After encouraging self-leadership among the 20 projects we support globally, they wanted to launch on a different tech platform that we had chosen. This community aims to refine projects collaboratively, focusing initially on enhancing their collective appeal and impact. This felt like a remarkably easy recommendation to endorse at this point.

Over the weekend, we learned a valuable lesson about capacity through a friend’s ambitious project to empower community members via educational initiatives. It highlighted the fine line between commitment and overextension.

Our exploration into the German Steward Ownership model revealed how it successfully delineates financial from organisational power in mission-driven organisations —a promising approach for sustainable governance.

Lastly, discussions with significant wealth holders shed light on the profound, diverse stories they encounter within their trust-based networks. These narratives, though varied, share a common theme—they all underscore the importance of people, the planet, and the transformative potential of technology in shaping the future. They also were uniquely tailored to the individual experiences of each wealth holder – a sheep dip would not work – only a respect for listening and drawing out command themes.
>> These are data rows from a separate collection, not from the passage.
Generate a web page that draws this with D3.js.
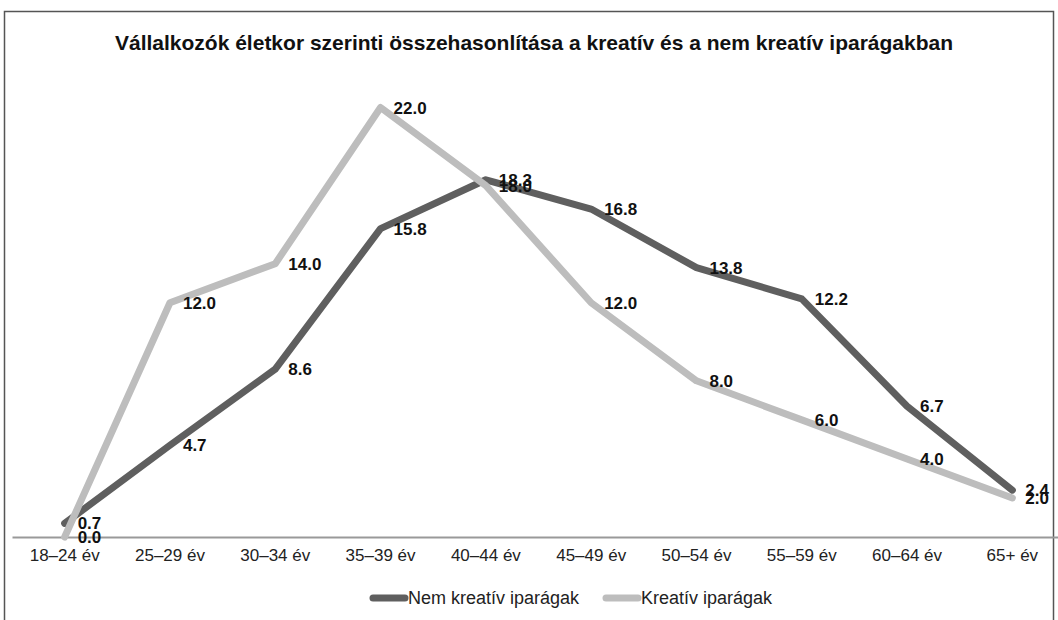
<!DOCTYPE html>
<html>
<head>
<meta charset="utf-8">
<script src="https://cdn.jsdelivr.net/npm/d3@7"></script>
<style>
  body { margin: 0; background: #fff; }
  svg { display: block; font-family: "Liberation Sans", Arial, sans-serif; }
</style>
</head>
<body>
<div id="chart"></div>
<script>
// Chart data
const categories = ["18–24 év", "25–29 év", "30–34 év", "35–39 év", "40–44 év",
  "45–49 év", "50–54 év", "55–59 év", "60–64 év", "65+ év"];
const nemKreativ = [0.7, 4.7, 8.6, 15.8, 18.3, 16.8, 13.8, 12.2, 6.7, 2.4];
const kreativ = [0.0, 12.0, 14.0, 22.0, 18.0, 12.0, 8.0, 6.0, 4.0, 2.0];
const seriesNames = ["Nem kreatív iparágak", "Kreatív iparágak"];

const width = 1058;
const height = 620;

const svg = d3.select("#chart").append("svg")
  .attr("width", width)
  .attr("height", height);

// Outer frame
svg.append("rect")
  .attr("x", 4.5).attr("y", 11.5)
  .attr("width", 1049).attr("height", 640)
  .attr("fill", "none")
  .attr("stroke", "#555")
  .attr("stroke-width", 1.5);

// Title
svg.append("text")
  .attr("x", 534).attr("y", 50)
  .attr("text-anchor", "middle")
  .attr("font-weight", "bold")
  .attr("font-size", 21)
  .attr("fill", "#111")
  .text("Vállalkozók életkor szerinti összehasonlítása a kreatív és a nem kreatív iparágakban");

const margin = { left: 12, right: -7, top: 49, bottom: 83 };
const x = d3.scaleBand()
  .domain(categories)
  .range([margin.left, width - margin.right]);
const y = d3.scaleLinear()
  .domain([0, 25])
  .range([height - margin.bottom, margin.top]);

// X axis
const xAxis = svg.append("g")
  .attr("transform", `translate(0,${y(0)})`)
  .call(d3.axisBottom(x).tickSize(0).tickPadding(12));
xAxis.select(".domain").attr("stroke", "#999").attr("stroke-width", 2);
xAxis.selectAll("text")
  .attr("font-size", 17)
  .attr("fill", "#222")
  .attr("font-family", "Liberation Sans, Arial, sans-serif");

const line = d3.line()
  .x((d, i) => x(categories[i]) + x.bandwidth() / 2)
  .y(d => y(d));

const series = [
  { name: seriesNames[0], values: nemKreativ, color: "#5f5f5f" },
  { name: seriesNames[1], values: kreativ, color: "#bdbdbd" }
];

series.forEach(s => {
  svg.append("path")
    .datum(s.values)
    .attr("fill", "none")
    .attr("stroke", s.color)
    .attr("stroke-width", 7)
    .attr("stroke-linecap", "round")
    .attr("stroke-linejoin", "round")
    .attr("d", line);
});

// Value labels
series.forEach(s => {
  svg.append("g").selectAll("text")
    .data(s.values)
    .join("text")
    .attr("x", (d, i) => x(categories[i]) + x.bandwidth() / 2 + 13)
    .attr("y", d => y(d) + 6)
    .attr("font-size", 17)
    .attr("font-weight", "bold")
    .attr("fill", "#111")
    .text(d => d.toFixed(1));
});

// Legend
const legend = svg.append("g").attr("transform", "translate(0,598)");
const legendItems = [
  { x: 373, color: series[0].color, name: seriesNames[0] },
  { x: 606, color: series[1].color, name: seriesNames[1] }
];
legendItems.forEach(it => {
  legend.append("line")
    .attr("x1", it.x).attr("x2", it.x + 32)
    .attr("y1", 0).attr("y2", 0)
    .attr("stroke", it.color)
    .attr("stroke-width", 7)
    .attr("stroke-linecap", "round");
  legend.append("text")
    .attr("x", it.x + 35).attr("y", 6)
    .attr("font-size", 18)
    .attr("fill", "#222")
    .text(it.name);
});
</script>
</body>
</html>
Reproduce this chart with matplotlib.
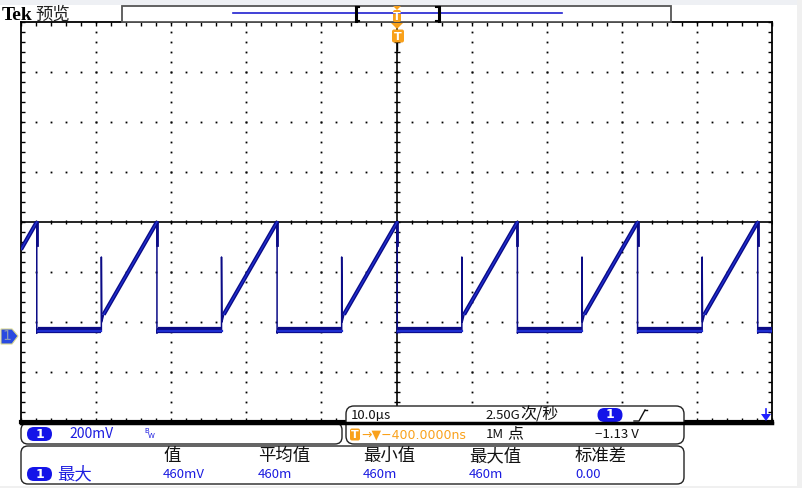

In looking back at my core motivations (my “mission” I think I called it) I believe a better world will only come from better stories and as diverse as these stories are, they all seem to have common. Hence these questions really and why I am writing this. When asking people “why?” 100 times – motivation always comes back to people and planet it seems.

These stories map well to The Commons Fund and help us understand better how providing financial and other support to individuals as they cultivate greater awareness and capabilities needed to pursue sustainability not just for themselves but for their communities and the planet.